We woke up the next morning feeling like it was Christmas Day and there were presents waiting for us, wrapped so neatly and with such great care, alluding to the precious gift that waits inside. Barack Obama is that shiny, new, and exciting gift that our country needs in a time of such apathy and disappointment. He swept this election away with dignity and poise, and he will be the Neosporin to the still open wounds caused by the Bush Administration.
After spending a full 24 hours at the Marriott, I felt like I was crawling out of my own skin. I needed to get back to St. Kitts. The air conditioning was unnaturally cold, the hotel facilities were uncomfortably sterile, and the boozed up vacationers who were trying to escape the stresses of their everyday lives were becoming too much for me to handle. After hearing a handful of karaoke songs being sung by drunken tourists, I decided it was time to go home. As the taxi brought me to my bus stop and I boarded the crowded bus with reggae playing so loudly the seats rattled, I felt myself sinking back into my newly formed element.
Driving into my village, I noticed that the thunderstorm had caused yet another power outage. It was completely pitch black at the bottom of the hill I have to walk up, aside from the occasional blinding flashes of lightening that felt like someone was flashing their headlights directly in front of my face. I was without flashlight or umbrella, until I saw a beam of light moving in front of me. It was one of my neighbors, Basil, who I had only spoken to a few times. He was sitting on his porch with some friends, and they all insisted that he walk me up to my house, and that it would be crazy for me to walk alone in the dark during a thunderstorm. Because we live in front of a mountain, the water was cascading down the hill like a waterfall, but Basil walked me all the way to my door.
The genuine hospitality that these people offer is something that I am becoming increasingly attached to and comforted by. We were even told by Peace Corps staff that in St. Kitts, the first person you call when you hear someone breaking into your house is your neighbor, because they will immediately run over and scare the intruder away. In the states, my immediate reaction would be to call the police, because they are the only people I know would really risk their lives for me, but not here in St. Kitts. The people here don’t embody the offensively cheesy stereotype of West Indians that is shown in rum or sunscreen commercials, but they are real when it comes to their emotions and moods. There is no need to be fake or equivocating with their feelings; pretending to be joyful and carefree when something may actually be weighing them down seems unnecessary to Kittitians. Because of this, the frequent bouts of friendliness, the “good mornings” people issue to everyone sitting on the bus, or the smiles strangers exchange on the streets, possess actual value and are completely and utterly real.

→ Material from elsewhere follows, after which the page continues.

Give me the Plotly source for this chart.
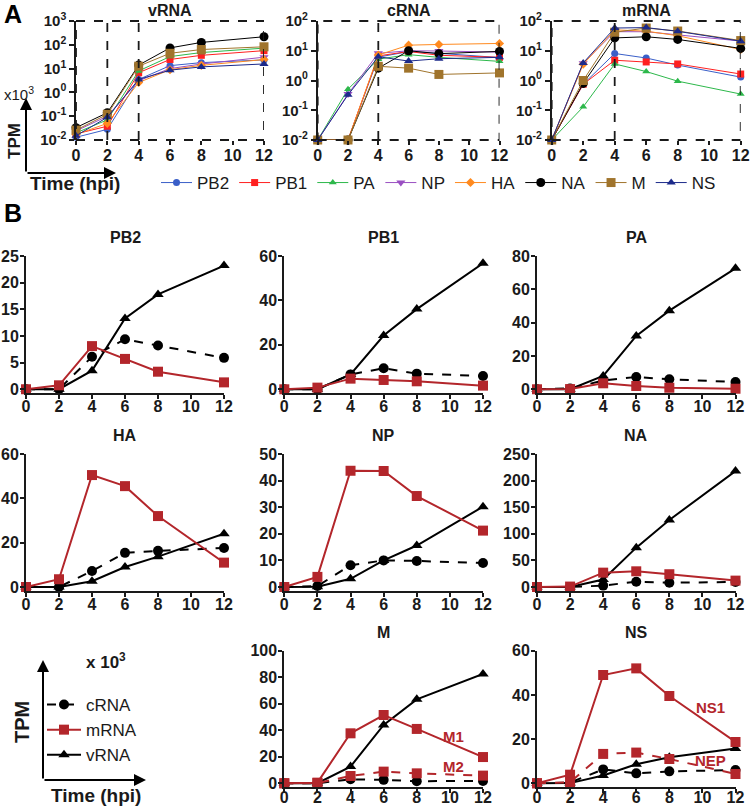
import plotly.graph_objects as go

W, H = 750, 806
FONT = "Liberation Sans, Arial, Helvetica, sans-serif"
INK = "#1a1a1a"
RED = "#B3262B"

times = [0, 2, 4, 6, 8, 12]
segments = ["PB2", "PB1", "PA", "NP", "HA", "NA", "M", "NS"]

# ---- values, TPM x10^3 ----
PB2_vRNA = [0.013, 0.028, 3.5, 13.3, 17.8, 23.2]
PB1_vRNA = [0.018, 0.038, 6.7, 24.2, 36.1, 56.7]
PA_vRNA = [0.020, 0.070, 8.0, 32.0, 47.2, 72.6]
NP_vRNA = [0.024, 0.10, 3.1, 10.0, 15.6, 30.2]
HA_vRNA = [0.017, 0.050, 2.6, 9.0, 13.7, 24.0]
NA_vRNA = [0.033, 0.14, 14.0, 74.0, 126.0, 218.0]
M_vRNA = [0.026, 0.12, 12.6, 44.0, 63.3, 82.5]
NS_vRNA = [0.015, 0.090, 3.5, 8.6, 11.8, 15.7]

PB2_cRNA = [0.01, 0.01, 6.1, 9.4, 8.2, 5.9]
PB1_cRNA = [0.01, 0.01, 6.7, 9.45, 7.05, 6.0]
PA_cRNA = [0.01, 0.51, 5.2, 7.4, 6.0, 4.4]
NP_cRNA = [0.01, 0.35, 8.2, 10.0, 9.8, 9.0]
HA_cRNA = [0.01, 0.01, 7.2, 15.4, 16.3, 17.6]
NA_cRNA = [0.01, 0.01, 2.6, 10.0, 8.0, 9.5]
M_cRNA = [0.01, 0.01, 3.0, 2.6, 1.6, 1.8]
NS_cRNA = [0.01, 0.33, 6.3, 4.5, 5.4, 6.0]

PB2_mRNA = [0.01, 0.75, 8.1, 5.7, 3.3, 1.3]
PB1_mRNA = [0.01, 0.75, 4.8, 4.2, 3.6, 1.65]
PA_mRNA = [0.01, 0.13, 3.6, 2.0, 0.95, 0.35]
NP_mRNA = [0.01, 3.8, 43.7, 43.6, 34.2, 21.2]
HA_mRNA = [0.01, 3.5, 50.5, 45.5, 32.0, 11.0]
NA_mRNA = [0.01, 0.8, 27.0, 29.5, 24.0, 12.0]
M_mRNA = [0.01, 1.0, 42.0, 58.0, 46.0, 22.0]
NS_mRNA = [0.01, 3.9, 58.0, 60.0, 45.0, 21.0]
M1_mRNA = [0.01, 0.5, 37.7, 51.5, 41.0, 19.8]
M2_mRNA = [0.01, 0.2, 5.5, 8.8, 7.5, 5.8]
NS1_mRNA = [0.01, 3.9, 49.0, 52.0, 39.5, 18.7]
NEP_mRNA = [0.01, 0.5, 13.3, 13.9, 11.0, 4.2]

vRNA = dict(PB2=PB2_vRNA, PB1=PB1_vRNA, PA=PA_vRNA, NP=NP_vRNA, HA=HA_vRNA, NA=NA_vRNA, M=M_vRNA, NS=NS_vRNA)
cRNA = dict(PB2=PB2_cRNA, PB1=PB1_cRNA, PA=PA_cRNA, NP=NP_cRNA, HA=HA_cRNA, NA=NA_cRNA, M=M_cRNA, NS=NS_cRNA)
mRNA = dict(PB2=PB2_mRNA, PB1=PB1_mRNA, PA=PA_mRNA, NP=NP_mRNA, HA=HA_mRNA, NA=NA_mRNA, M=M_mRNA, NS=NS_mRNA)

seg_style = {
    "PB2": ("#3A5FC8", "circle", 7),
    "PB1": ("#FF2020", "square", 7),
    "PA": ("#2DB84B", "triangle-up", 7),
    "NP": ("#9A4FC2", "triangle-down", 8),
    "HA": ("#FF8A1F", "diamond", 7),
    "NA": ("#000000", "circle", 9),
    "M": ("#A0742C", "square", 9),
    "NS": ("#1C2A8A", "triangle-up", 8),
}


def px(x):
    return x / W


def py(y):
    return 1 - y / H


def tfont(size=14, color=INK, bold=True):
    d = dict(family=FONT, size=size, color=color)
    if bold:
        d["weight"] = "bold"
    return d


fig = go.Figure()
layout = dict(
    width=W, height=H, margin=dict(l=0, r=0, t=0, b=0, autoexpand=False),
    paper_bgcolor="white", plot_bgcolor="white", showlegend=True,
)
annotations = []
shapes = []

# ---------------- Panel A (log) ----------------
A_axes = [("vRNA", vRNA, 76, 264, 3), ("cRNA", cRNA, 317.7, 499.5, 2), ("mRNA", mRNA, 551.7, 740.7, 2)]
A_top, A_bot = 21, 140
for i, (title, data, x0p, x1p, top) in enumerate(A_axes):
    n = i + 1
    xs = "" if n == 1 else str(n)
    decs = list(range(-2, top + 1))
    layout["xaxis" + xs] = dict(
        domain=[px(x0p), px(x1p)], range=[0, 12], anchor="y" + xs,
        tickvals=[0, 2, 4, 6, 8, 10, 12], ticks="outside", ticklen=4, tickwidth=1.5,
        tickcolor=INK, showline=False, showgrid=False, zeroline=False,
        tickfont=tfont(16), ticklabelstandoff=-3,
    )
    layout["yaxis" + xs] = dict(
        domain=[py(A_bot), py(A_top)], type="log", range=[-2, top], anchor="x" + xs,
        tickvals=[10 ** d for d in decs],
        ticktext=["10<sup>%d</sup>" % d for d in decs],
        ticks="outside", ticklen=5, tickwidth=1.5, tickcolor=INK,
        showline=True, linewidth=1.5, linecolor=INK, showgrid=False, zeroline=False,
        tickfont=tfont(15),
    )
    for seg in segments:
        col, sym, sz = seg_style[seg]
        fig.add_trace(go.Scatter(
            x=times, y=data[seg], mode="lines+markers", name=seg,
            xaxis="x" + xs, yaxis="y" + xs,
            line=dict(color=col, width=1),
            marker=dict(color=col, symbol=sym, size=sz),
            showlegend=(n == 1), legend="legend", cliponaxis=False,
        ))
    dash = dict(color=INK, width=1.8, dash="dash")
    shapes.append(dict(type="rect", xref="x" + xs, yref="y" + xs + " domain",
                       x0=0, x1=12, y0=0, y1=1, line=dash, layer="above"))
    guides = [2, 4] if n == 1 else [4]
    for g in guides:
        shapes.append(dict(type="line", xref="x" + xs, yref="y" + xs + " domain",
                           x0=g, x1=g, y0=0, y1=1, line=dash, layer="above"))
    annotations.append(dict(text=title, x=px((x0p + x1p) / 2), y=py(11), xref="paper", yref="paper",
                            showarrow=False, font=tfont(16), xanchor="center", yanchor="middle"))

# ---------------- Panel B (linear) ----------------
cols = {1: (26, 224), 2: (284.3, 483), 3: (537, 735.5)}
rows = {1: (256, 389.3), 2: (454, 587), 3: (650.7, 783.3)}
standoff = {1: -6, 2: -6, 3: -9}
PAD = 0.03
B_panels = [
    ("PB2", 1, 1, 25, [0, 5, 10, 15, 20, 25]),
    ("PB1", 1, 2, 60, [0, 20, 40, 60]),
    ("PA", 1, 3, 80, [0, 20, 40, 60, 80]),
    ("HA", 2, 1, 60, [0, 20, 40, 60]),
    ("NP", 2, 2, 50, [0, 10, 20, 30, 40, 50]),
    ("NA", 2, 3, 250, [0, 50, 100, 150, 200, 250]),
    ("M", 3, 2, 100, [0, 20, 40, 60, 80, 100]),
    ("NS", 3, 3, 60, [0, 20, 40, 60]),
]
for k, (seg, r, c, ymax, yt) in enumerate(B_panels):
    n = 4 + k
    xs = str(n)
    x0p, x1p = cols[c]
    ytop, yzero = rows[r]
    ybot = yzero + PAD * (yzero - ytop)
    layout["xaxis" + xs] = dict(
        domain=[px(x0p), px(x1p)], range=[0, 12], anchor="y" + xs,
        tickvals=[0, 2, 4, 6, 8, 10, 12], ticks="outside", ticklen=4, tickwidth=2,
        tickcolor=INK, showline=True, linewidth=2, linecolor=INK,
        showgrid=False, zeroline=False, tickfont=tfont(16), ticklabelstandoff=standoff[r],
    )
    layout["yaxis" + xs] = dict(
        domain=[py(ybot), py(ytop)], range=[-PAD * ymax, ymax], anchor="x" + xs,
        tickvals=yt, ticks="outside", ticklen=4, tickwidth=2, tickcolor=INK,
        showline=True, linewidth=2, linecolor=INK, showgrid=False, zeroline=False,
        tickfont=tfont(16), ticklabelstandoff=-2,
    )
    first = (k == 0)
    fig.add_trace(go.Scatter(
        x=times, y=vRNA[seg], mode="lines+markers", name="vRNA",
        xaxis="x" + xs, yaxis="y" + xs, line=dict(color="black", width=2),
        marker=dict(color="black", symbol="triangle-up", size=10),
        showlegend=first, legend="legend2", legendrank=3, cliponaxis=False,
    ))
    fig.add_trace(go.Scatter(
        x=times, y=cRNA[seg], mode="lines+markers", name="cRNA",
        xaxis="x" + xs, yaxis="y" + xs, line=dict(color="black", width=2, dash="dash"),
        marker=dict(color="black", symbol="circle", size=10),
        showlegend=first, legend="legend2", legendrank=1, cliponaxis=False,
    ))
    if seg == "M":
        mlist = [(M1_mRNA, "solid"), (M2_mRNA, "dash")]
    elif seg == "NS":
        mlist = [(NS1_mRNA, "solid"), (NEP_mRNA, "dash")]
    else:
        mlist = [(mRNA[seg], "solid")]
    for j, (vals, ds) in enumerate(mlist):
        fig.add_trace(go.Scatter(
            x=times, y=vals, mode="lines+markers", name="mRNA",
            xaxis="x" + xs, yaxis="y" + xs, line=dict(color=RED, width=2, dash=ds),
            marker=dict(color=RED, symbol="square", size=10),
            showlegend=(first and j == 0), legend="legend2", legendrank=2, cliponaxis=False,
        ))
    title_y = ytop - 8
    annotations.append(dict(text=seg, x=px((x0p + x1p) / 2), y=py(title_y), xref="paper", yref="paper",
                            showarrow=False, font=tfont(16), xanchor="center", yanchor="bottom"))

# isoform labels (in data coords)
for txt, ax, xv, yv in [("M1", "10", 10.2, 35), ("M2", "10", 10.2, 12.5),
                        ("NS1", "11", 10.5, 34.4), ("NEP", "11", 10.5, 10.2)]:
    annotations.append(dict(text=txt, x=xv, y=yv, xref="x" + ax, yref="y" + ax, showarrow=False,
                            font=tfont(15, RED), xanchor="center", yanchor="middle"))

# panel letters
annotations.append(dict(text="A", x=px(2), y=py(14), xref="paper", yref="paper", showarrow=False,
                        font=tfont(25, "black"), xanchor="left", yanchor="middle"))
annotations.append(dict(text="B", x=px(2), y=py(213), xref="paper", yref="paper", showarrow=False,
                        font=tfont(25, "black"), xanchor="left", yanchor="middle"))

# axis key, panel A
annotations += [
    dict(text="", x=px(26), y=py(98), xref="paper", yref="paper", showarrow=True, ax=0, ay=75,
         arrowhead=2, arrowsize=1.2, arrowwidth=2, arrowcolor="black"),
    dict(text="", x=px(116), y=py(173), xref="paper", yref="paper", showarrow=True, ax=-90, ay=0,
         arrowhead=2, arrowsize=1.2, arrowwidth=2, arrowcolor="black"),
    dict(text="x10<sup>3</sup>", x=px(19), y=py(94), xref="paper", yref="paper", showarrow=False,
         font=tfont(15, INK, bold=False), xanchor="center", yanchor="middle"),
    dict(text="TPM", x=px(14), y=py(141), xref="paper", yref="paper", showarrow=False, textangle=-90,
         font=tfont(17, INK), xanchor="center", yanchor="middle"),
    dict(text="Time (hpi)", x=px(75), y=py(184), xref="paper", yref="paper", showarrow=False,
         font=tfont(19, INK), xanchor="center", yanchor="middle"),
]
# axis key, panel B
annotations += [
    dict(text="", x=px(43), y=py(660), xref="paper", yref="paper", showarrow=True, ax=0, ay=120,
         arrowhead=2, arrowsize=1.2, arrowwidth=2, arrowcolor="black"),
    dict(text="", x=px(146), y=py(780), xref="paper", yref="paper", showarrow=True, ax=-103, ay=0,
         arrowhead=2, arrowsize=1.2, arrowwidth=2, arrowcolor="black"),
    dict(text="x 10<sup>3</sup>", x=px(106), y=py(661), xref="paper", yref="paper", showarrow=False,
         font=tfont(17, INK), xanchor="center", yanchor="middle"),
    dict(text="TPM", x=px(22), y=py(722), xref="paper", yref="paper", showarrow=False, textangle=-90,
         font=tfont(20, INK), xanchor="center", yanchor="middle"),
    dict(text="Time (hpi)", x=px(96), y=py(795), xref="paper", yref="paper", showarrow=False,
         font=tfont(19, INK), xanchor="center", yanchor="middle"),
]

layout["annotations"] = annotations
layout["shapes"] = shapes
layout["legend"] = dict(
    orientation="h", x=px(156), y=py(183), xanchor="left", yanchor="middle",
    font=dict(family=FONT, size=17, color=INK), bgcolor="rgba(0,0,0,0)",
    itemwidth=31, tracegroupgap=0,
)
layout["legend2"] = dict(
    orientation="v", x=px(42), y=py(687), xanchor="left", yanchor="top",
    font=dict(family=FONT, size=17, color=INK), bgcolor="rgba(0,0,0,0)",
    itemwidth=34, tracegroupgap=0, traceorder="normal",
)
fig.update_layout(**layout)
fig.write_html(
    "out.html",
    config={"displayModeBar": False},
    post_script="document.body.style.margin='0';document.body.style.padding='0';"
                "document.documentElement.style.overflow='hidden';",
)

At the Marriott, where people are supposed to be vacationing and relieving themselves of the stresses they’ve acquired throughout the year, the number of those pure and genuine smiles were few and far between. I knew that they weren’t genuine because they weren’t contagious, and I didn’t feel my mood elevated like when I walk the streets of my village. Maybe I am being too judgmental, or maybe I was just there on the wrong day. Maybe I am just not compatible with the resort lifestyle. But after being in St. Kitts for over two months, I can safely say that I am full of love for this place, and for I am noticing myself feeling completely comfortable living on this treasure of an island.